Thinking about Paul, many memories came flooding back:

  • Paul and I met my freshman year at Western Michigan University. We hit it off right away. We both worked as Teacher's Assistants for the business computer department. During the first summer we worked through together, we'd wait in the lab for students to come in and ask for help. When we had everything else done, we'd sit and play backgammon for hours. We kept track all summer on the blackboard and the final score was something like 3000 games to 3000 games. I don't remember the final score for the summer, so I probably didn't win, but we were pretty well evenly matched.
  • We took a couple of spring break trips to Florida together. One time, we were standing on the 3rd floor of a four-floor food and drink establishment waiting for service. A girl came up to us and started chatting us up. We're thinking that we must really be something, for her to come up and just start talking to us. "Don't you guys go to Western?" "Aren't you TA's for the computer class?" We say, "Yes.." Then we chat it up a little and as we do she reaches in her purse and hauls out a computer program print out and says, "Great! I'm having problems with the 5th assignment and it's due when I get back. Can you help me with this part of the program?!??!" Ack!
  • We used to get unlimited computer time on the shared PDP-10 Digital mainframe that the school used back then. That was quite a deal because most students were quite limited in the amount of time they could use each week and each semester. What did we do with this 'unlimited' power? We wrote games. Lots of games. I think the two best we wrote were a cave game called 'Cave', similar to Adventure, and another called Mongo. These were pretty popular for new incoming students as one of the things they did as an assignment, to get used to using the computer, was play some of the games. Paul and I worked on these together, playing off each other's ideas and growing the games. We'd also watch others playing the games and get ideas about improving the games and making them more user-friendly (these were old-style text-based games). About 5 years after I finished my degree, I hired a programmer, that had gone to WMU, for the consulting company I was working for (GDS & Associates). When I was talking to her about her college experiences, I asked if she had ever played games on the systems. She responded that she and her boyfriend used to spend hours playing these two games that were just so cool, Cave and Mongo. I just about fell out of my chair (and so did she after she found out that I had co-authored them with Paul).

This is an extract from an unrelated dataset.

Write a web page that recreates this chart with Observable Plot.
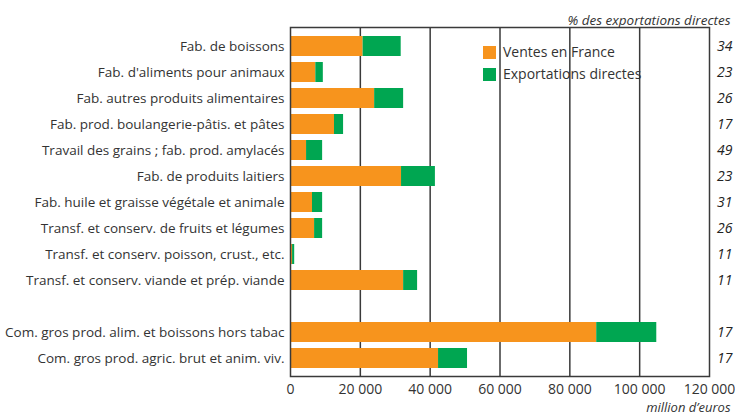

  • I had a cat named "Squeaky" that loved Paul. When I moved out, Paul kept the cat and took far better care of that cat that I ever did.
  • Paul was always a big lovable bear of a guy. Once though, after a party at our apartment had ended, one of the 'guests' got unreasonable and jumped me from behind and started choking me. I was in the process of getting him off my back when Paul walked up, plucked him off my back, then physically 'explained' to him not to do that any more. Paul was always there for me.
  • He was like me in that he always liked the latest gadgets. The difference between us was that he would actually buy them!
  • Paul was a really good programmer. He went on to a successful 27 year career in IT. He and computers always just clicked.
  • Paul loved golf. We spent a lot of hours goofing/golfing together.

Even though I hadn't seen Paul face-to-face in many years, I will really miss him.